## Start MATERIAL PROVIDED
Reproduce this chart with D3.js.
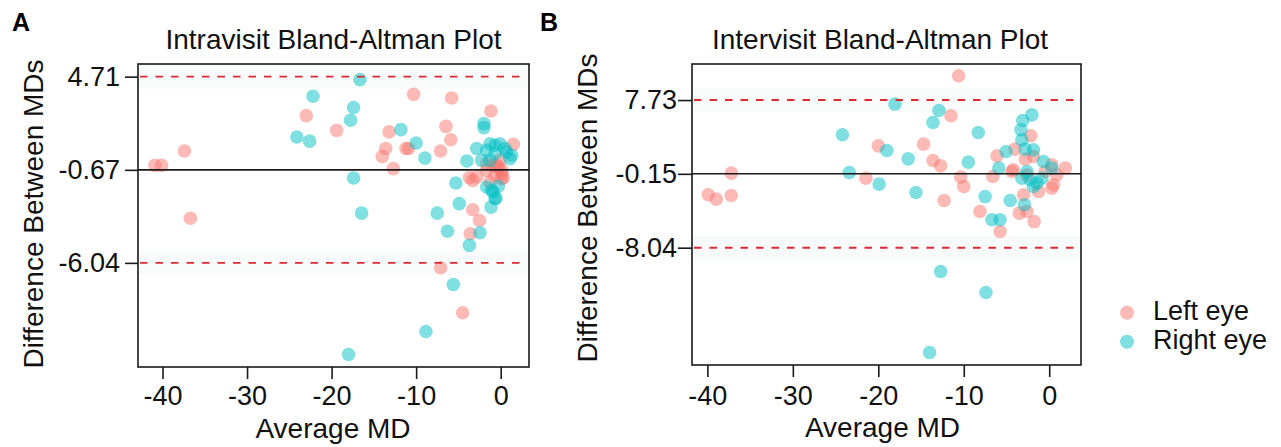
<!DOCTYPE html>
<html>
<head>
<meta charset="utf-8">
<script src="https://cdn.jsdelivr.net/npm/d3@7"></script>
<style>
  html, body { margin: 0; padding: 0; background: #fff; }
  svg { display: block; font-family: "Liberation Sans", Arial, Helvetica, sans-serif; }
</style>
</head>
<body>
<svg id="chart" width="1281" height="447"></svg>
<script>
// ---------- DATA ----------
const seriesNames = ["Left eye", "Right eye"];
const xTickValues = [-40, -30, -20, -10, 0];

// Panel A: Intravisit
const intraTitle = "Intravisit Bland-Altman Plot";
const intraLimits = [4.71, -0.67, -6.04]; // upper LoA, mean, lower LoA
const intraLeft = [
  [-40.9,-0.41],[-40.1,-0.41],[-37.4,0.42],[-36.7,-3.46],[-23.0,2.46],[-19.4,1.61],
  [-10.3,3.69],[-5.8,3.48],[-1.15,2.73],[-6.47,1.84],[-5.9,1.07],[-13.2,1.52],
  [-13.6,0.56],[-14.0,0.11],[-12.7,-0.6],[-11.2,0.56],[-10.9,0.56],[-7.1,0.42],
  [1.5,0.8],[-3.7,-1.12],[-3.3,-1.28],[-3.3,-2.97],[-2.5,-3.59],[-3.6,-4.36],
  [-7.1,-6.32],[-4.5,-8.92],[-1.66,-0.7],[-0.88,-0.41],[-0.28,-0.51],[0.12,-0.89],
  [0.31,-1.12],[-0.67,-0.99],[-1.27,-1.37],[-0.08,-0.12],[-2.84,-1.08],
  [-0.47,-0.41],[0.12,-0.7],[0.12,-1.18],[-1.66,-0.31]
];
const intraRight = [
  [-22.2,3.58],[-24.1,1.23],[-22.6,0.99],[-16.65,4.54],[-17.4,2.93],[-17.75,2.19],
  [-17.4,-1.14],[-16.45,-3.17],[-11.8,1.65],[-10.0,0.88],[-8.96,0.01],[-18.0,-11.33],
  [-8.84,-10.0],[-5.6,-7.29],[-7.5,-3.17],[-6.3,-4.21],[-5.3,-1.43],[-4.9,-2.62],
  [-3.7,-5.03],[-2.45,-4.3],[-1.15,-2.82],[-0.56,-2.3],[-1.98,2.0],[-1.98,1.77],
  [-2.84,0.56],[-4.0,-0.16],[-1.66,0.46],[-0.67,0.75],[-0.08,0.84],[0.51,0.56],
  [1.1,-0.02],[1.3,0.17],[-1.27,-0.12],[-2.25,-0.12],[-1.66,-1.66],[-0.88,-1.95],
  [-0.28,-1.62],[-1.27,0.84],[0.7,0.36],[-0.67,0.27],[-1.07,-1.85],[-0.67,-2.33]
];

// Panel B: Intervisit
const interTitle = "Intervisit Bland-Altman Plot";
const interLimits = [7.73, -0.15, -8.04];
const interLeft = [
  [-39.9,-2.39],[-38.96,-2.85],[-37.2,-0.08],[-37.2,-2.47],[-21.45,-0.61],[-20.0,2.84],
  [-10.6,10.32],[-11.5,6.05],[-14.7,3.02],[-13.6,1.27],[-12.7,0.7],[-10.35,-0.5],
  [-10.0,-1.51],[-12.3,-3.0],[-6.1,1.77],[-6.6,-0.44],[-8.1,-4.18],[-5.75,-6.31],
  [-4.2,0.28],[-2.15,3.91],[-3.0,-2.39],[-3.5,-4.35],[-2.6,-4.18],[-1.76,-5.25],
  [-4.0,2.49],[-2.8,1.42],[-1.84,1.7],[0.3,0.81],[1.88,0.46],[0.5,-1.33],
  [-1.25,-2.04],[-2.6,-0.26],[-0.47,0.1],[0.9,-0.26],[0.3,-1.68],[-4.37,0.1]
];
const interRight = [
  [-24.2,4.02],[-23.4,-0.01],[-19.9,-1.25],[-18.05,7.3],[-12.9,6.61],[-13.6,5.33],
  [-8.3,4.26],[-19.0,2.34],[-16.5,1.45],[-9.46,1.1],[-15.6,-2.15],[-7.5,-2.58],
  [-6.7,-5.06],[-5.75,-5.06],[-4.57,-3.0],[-2.9,-3.46],[-12.7,-10.59],[-7.4,-12.83],
  [-14.0,-19.24],[-2.03,6.15],[-3.1,5.54],[-3.3,4.55],[-3.2,3.48],[-5.04,2.23],
  [-5.9,0.46],[-2.8,2.49],[-1.84,2.41],[-0.67,1.16],[-3.2,-0.61],[-2.23,-0.79],
  [-1.44,-1.14],[-0.86,-0.61],[0.3,0.46],[-1.84,-1.51],[-2.6,0.1]
];

// ---------- DRAW ----------
const svg = d3.select("#chart");
const colors = ["#F8766D", "#00BFC4"];
const FONT = '"Liberation Sans", Arial, Helvetica, sans-serif';
const hyphen = f => (d => f(d).replace("\u2212", "-"));

function panel(cfg) {
  const x = d3.scaleLinear().domain(cfg.xDomain).range([cfg.x0, cfg.x1]);
  const y = d3.scaleLinear().domain(cfg.yDomain).range([cfg.y1, cfg.y0]);
  const g = svg.append("g");

  // very faint bands around the limits of agreement
  [cfg.limits[0], cfg.limits[2]].forEach(v => {
    g.append("rect")
      .attr("x", cfg.x0).attr("width", cfg.x1 - cfg.x0)
      .attr("y", y(v) - 12).attr("height", 24)
      .attr("fill", "#f9fbfb");
  });

  // points
  [cfg.left, cfg.right].forEach((data, i) => {
    g.append("g").selectAll("circle").data(data).join("circle")
      .attr("cx", d => x(d[0])).attr("cy", d => y(d[1]))
      .attr("r", 6.8)
      .attr("fill", colors[i]).attr("fill-opacity", 0.5);
  });

  // mean line
  g.append("line")
    .attr("x1", cfg.x0).attr("x2", cfg.x1)
    .attr("y1", y(cfg.limits[1])).attr("y2", y(cfg.limits[1]))
    .attr("stroke", "#1a1a1a").attr("stroke-width", 1.6);
  // limits of agreement
  [cfg.limits[0], cfg.limits[2]].forEach(v => {
    g.append("line")
      .attr("x1", cfg.x0 + 2).attr("x2", cfg.x1 - 4)
      .attr("y1", y(v)).attr("y2", y(v))
      .attr("stroke", "#dc2a33").attr("stroke-width", 1.9)
      .attr("stroke-dasharray", "7.5,8");
  });

  // box
  g.append("rect")
    .attr("x", cfg.x0).attr("y", cfg.y0)
    .attr("width", cfg.x1 - cfg.x0).attr("height", cfg.y1 - cfg.y0)
    .attr("fill", "none").attr("stroke", "#1a1a1a").attr("stroke-width", 1.6);

  // x axis
  const xa = g.append("g").attr("transform", `translate(0,${cfg.y1})`)
    .call(d3.axisBottom(x).tickValues(xTickValues).tickSize(12).tickPadding(cfg.xPad)
      .tickFormat(hyphen(d3.format("d"))));
  xa.select(".domain").remove();
  xa.selectAll("line").attr("stroke", "#1a1a1a").attr("stroke-width", 1.6);
  xa.selectAll("text").attr("font-size", 27).attr("font-family", FONT).attr("fill", "#111");

  // y axis
  const ya = g.append("g").attr("transform", `translate(${cfg.x0},0)`)
    .call(d3.axisLeft(y).tickValues(cfg.limits).tickSize(cfg.yTick).tickPadding(cfg.yPad)
      .tickFormat(hyphen(d3.format(".2f"))));
  ya.select(".domain").remove();
  ya.selectAll("line").attr("stroke", "#1a1a1a").attr("stroke-width", 1.6);
  ya.selectAll("text").attr("font-size", 27).attr("font-family", FONT).attr("fill", "#111");

  // titles
  g.append("text").attr("x", cfg.titleX).attr("y", 49)
    .attr("text-anchor", "middle").attr("font-size", 28).attr("fill", "#111")
    .text(cfg.title);
  g.append("text").attr("x", cfg.xTitleX).attr("y", cfg.xTitleY)
    .attr("text-anchor", "middle").attr("font-size", 28).attr("fill", "#111")
    .text("Average MD");
  g.append("text")
    .attr("transform", `translate(${cfg.yTitleX},${cfg.yTitleY}) rotate(-90)`)
    .attr("text-anchor", "middle").attr("font-size", 28).attr("fill", "#111")
    .text("Difference Between MDs");
  g.append("text").attr("x", cfg.letterX).attr("y", 31)
    .attr("font-size", 25).attr("font-weight", "bold").attr("fill", "#000")
    .text(cfg.letter);
}

panel({
  title: intraTitle, letter: "A", letterX: 12,
  left: intraLeft, right: intraRight, limits: intraLimits,
  x0: 138, x1: 529, y0: 64, y1: 367,
  xDomain: [-42.9, 3.35], yDomain: [-12.05, 5.44],
  xPad: 7, yTick: 13, yPad: 5,
  titleX: 333.5, xTitleX: 333, xTitleY: 438,
  yTitleX: 43, yTitleY: 214
});

panel({
  title: interTitle, letter: "B", letterX: 540,
  left: interLeft, right: interRight, limits: interLimits,
  x0: 692, x1: 1081, y0: 64, y1: 365,
  xDomain: [-41.8, 3.72], yDomain: [-20.57, 11.58],
  xPad: 9, yTick: 14, yPad: 1,
  titleX: 880, xTitleX: 882.5, xTitleY: 437,
  yTitleX: 597, yTitleY: 208
});

// legend
const lg = svg.append("g");
seriesNames.forEach((name, i) => {
  const cy = 312.7 + i * 29;
  lg.append("circle").attr("cx", 1127).attr("cy", cy).attr("r", 7)
    .attr("fill", colors[i]).attr("fill-opacity", 0.5);
  lg.append("text").attr("x", 1153).attr("y", cy + 7)
    .attr("font-size", 27).attr("fill", "#111").attr("font-family", FONT)
    .text(name);
});
</script>
</body>
</html>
## End MATERIAL PROVIDED
=== JOB ===
Write out exactly the opening lines of the data, stopping after the line that holds "const xTickValues = [-40, -30, -20, -10, 0];". Exclude pictures.

=== FULL OUTPUT ===
Reproduce this chart with D3.js.
<!DOCTYPE html>
<html>
<head>
<meta charset="utf-8">
<script src="https://cdn.jsdelivr.net/npm/d3@7"></script>
<style>
  html, body { margin: 0; padding: 0; background: #fff; }
  svg { display: block; font-family: "Liberation Sans", Arial, Helvetica, sans-serif; }
</style>
</head>
<body>
<svg id="chart" width="1281" height="447"></svg>
<script>
// ---------- DATA ----------
const seriesNames = ["Left eye", "Right eye"];
const xTickValues = [-40, -30, -20, -10, 0];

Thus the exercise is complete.